Large scale C++ software design,

E

E. Robert Tisdale

Shezan said:
You don't put redundant guards in your .cpp files.
You put them in header files (when you include other header files).

This was a maintenance nightmare.
If you changed the name of the internal guard macro in a header file,
you had to change the name of the external guard macro to match
in every header or source file that included it.
 
S

Shezan Baig

E. Robert Tisdale said:
This was a maintenance nightmare.
If you changed the name of the internal guard macro in a header file,
you had to change the name of the external guard macro to match
in every header or source file that included it.

Not really. Why would you change it? The name of the include guard is
derived from the name of the header file. There should be no need to
change it. Unless of course you change the name of your header file,
in which case you would *have* *to* grep for all references to it
anyway.

Hope this helps,
-shez-
 
S

Shezan Baig

E. Robert Tisdale said:
This was a maintenance nightmare.
If you changed the name of the internal guard macro in a header file,
you had to change the name of the external guard macro to match
in every header or source file that included it.

Not really. Why would you change it? The name of the include guard is
derived from the name of the header file. There should be no need to
change it. Unless of course you change the name of your header file,
in which case you would *have* *to* grep for all references to it
anyway.

Hope this helps,
-shez-
 
E

E. Robert Tisdale

Shezan said:
Not really. Why would you change it?
The name of the include guard is derived from the name of the header file.

Where is it written that, "The name of the include guard
is derived from the name of the header file."
 
S

Shezan Baig

E. Robert Tisdale said:
Where is it written that, "The name of the include guard
is derived from the name of the header file."

Sorry, I didn't make my point totally clear with that quote. I didn't
intend for it to mean "it *must* be derived from the header file", but
it is definitely highly recommended.
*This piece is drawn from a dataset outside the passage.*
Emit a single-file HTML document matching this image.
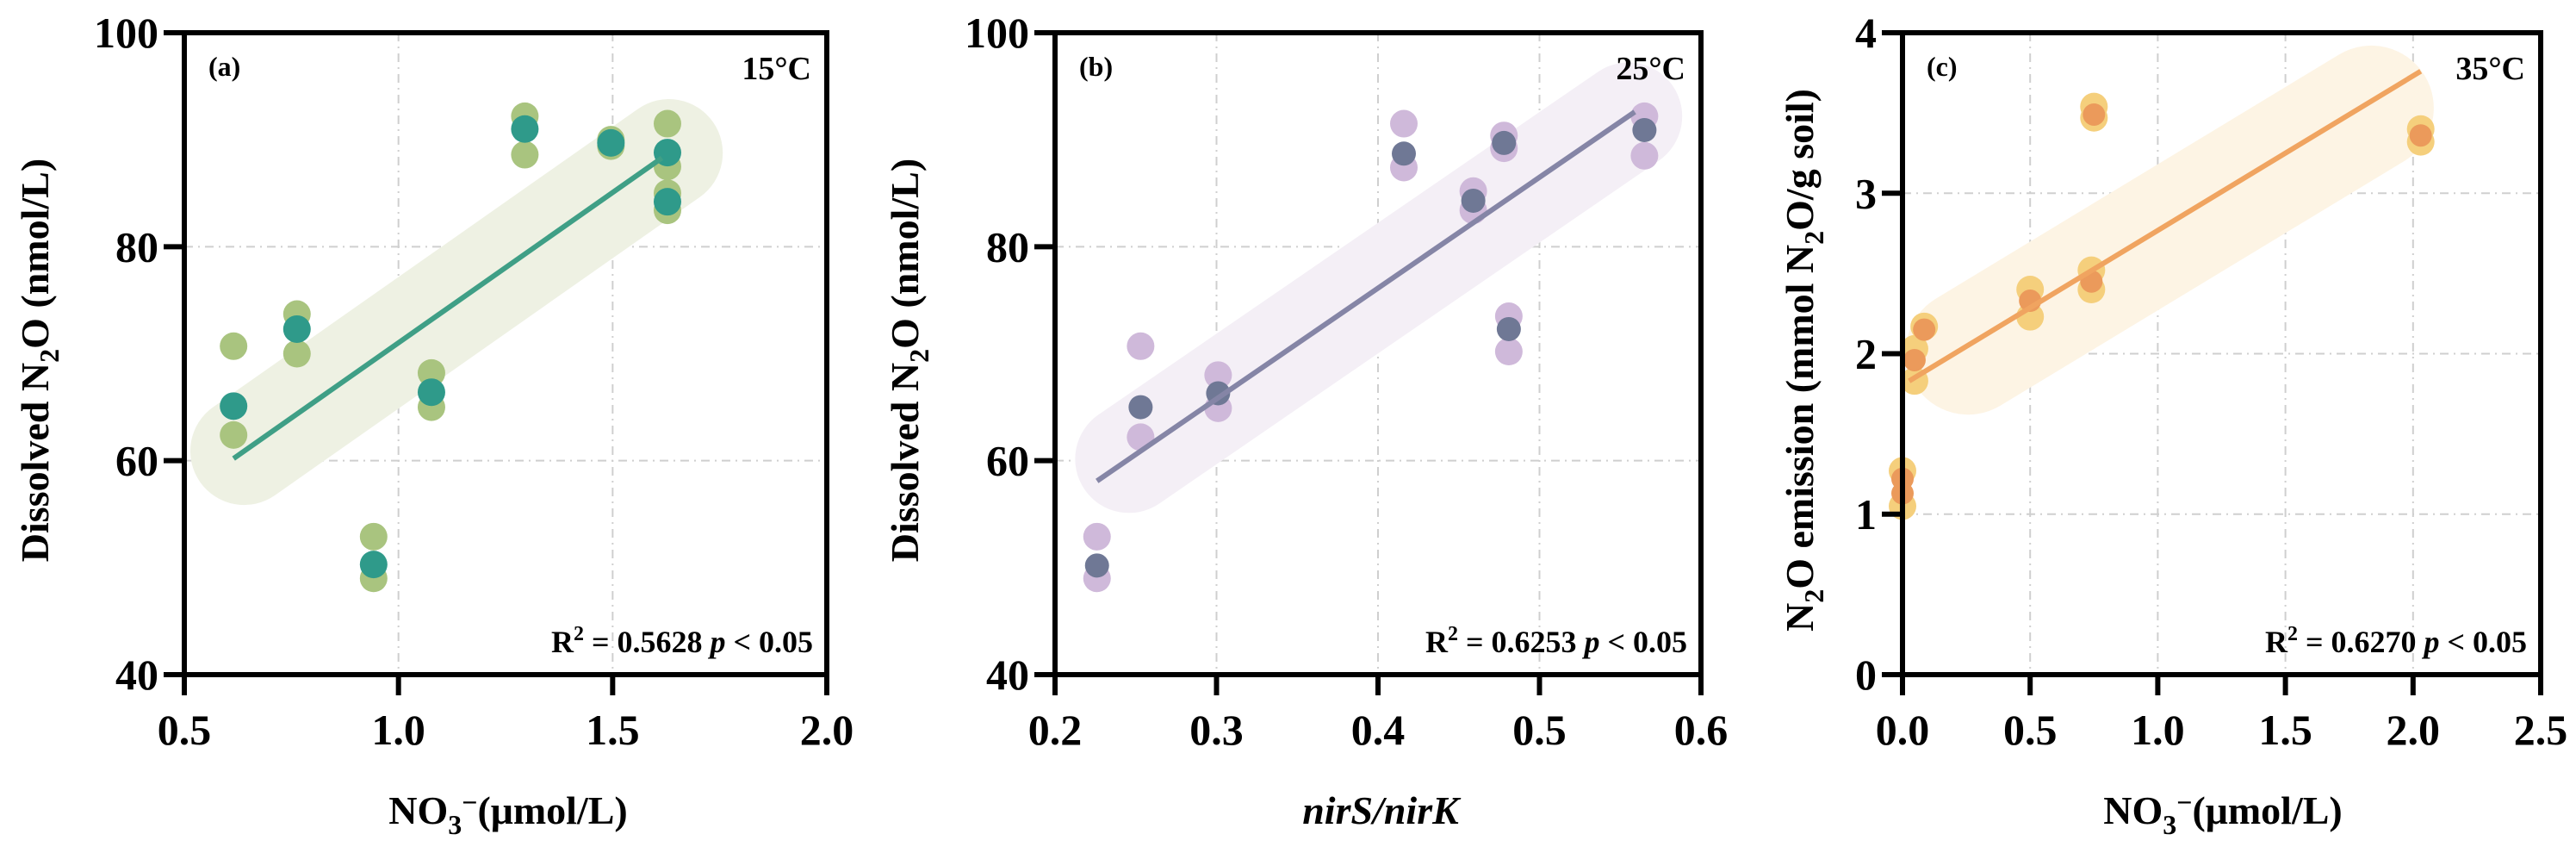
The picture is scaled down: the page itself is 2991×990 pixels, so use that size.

See Lakos p82, paragraph 2.

Hope this helps,
-shez-
 
D

davidrubin

FYI, the technique is implemented something like this: for
everycomponent file "foo.h" the include guard is called INCLUDED_FOO.
Now, coupled with package prefixes, each component file is actually
called "my_foo.h" and "your_foo.h", and the include guards are
INCLUDED_MY_FOO and INCLUDED_YOUR_FOO. This way, all filenames, and all
include guard names are unique across the project (and hopefully the
company). /david
 
J

Jonathan Turkanis

Shezan said:
Not really. Why would you change it? The name of the include guard
is derived from the name of the header file. There should be no need
to change it. Unless of course you change the name of your header
file, in which case you would *have* *to* grep for all references to
it anyway.

One way the include guard names and the header names can get out of sync is when
a header is renamed but the internal include guards are not updated.

Jonathan
 
I

Ioannis Vranos

Victor said:
Pragmas are by definition implementation-defined.

There are two sides to the issue: following language rules and good
large-scale system design. They are orthogonal. If some compiler
features that aren't in the language proper allow you to achieve
a better result in the system design, who is to tell you not to use
it because "it can not be considered portable"? Who cares that it
is not portable if it does what it intends to do?

IOW, don't get hung up on portability.


Yes, however still the standard could have adopted #pragma once as an
alternative to inclusion guards.
 
I

Ioannis Vranos

Jonathan said:
One way the include guard names and the header names can get out of sync is when
a header is renamed but the internal include guards are not updated.


I do not know about the embedded world, however in the PC world most
(all?) IDEs provide the ability of "(find and) replace all" so you can
change a text found anywhere in the project with another text.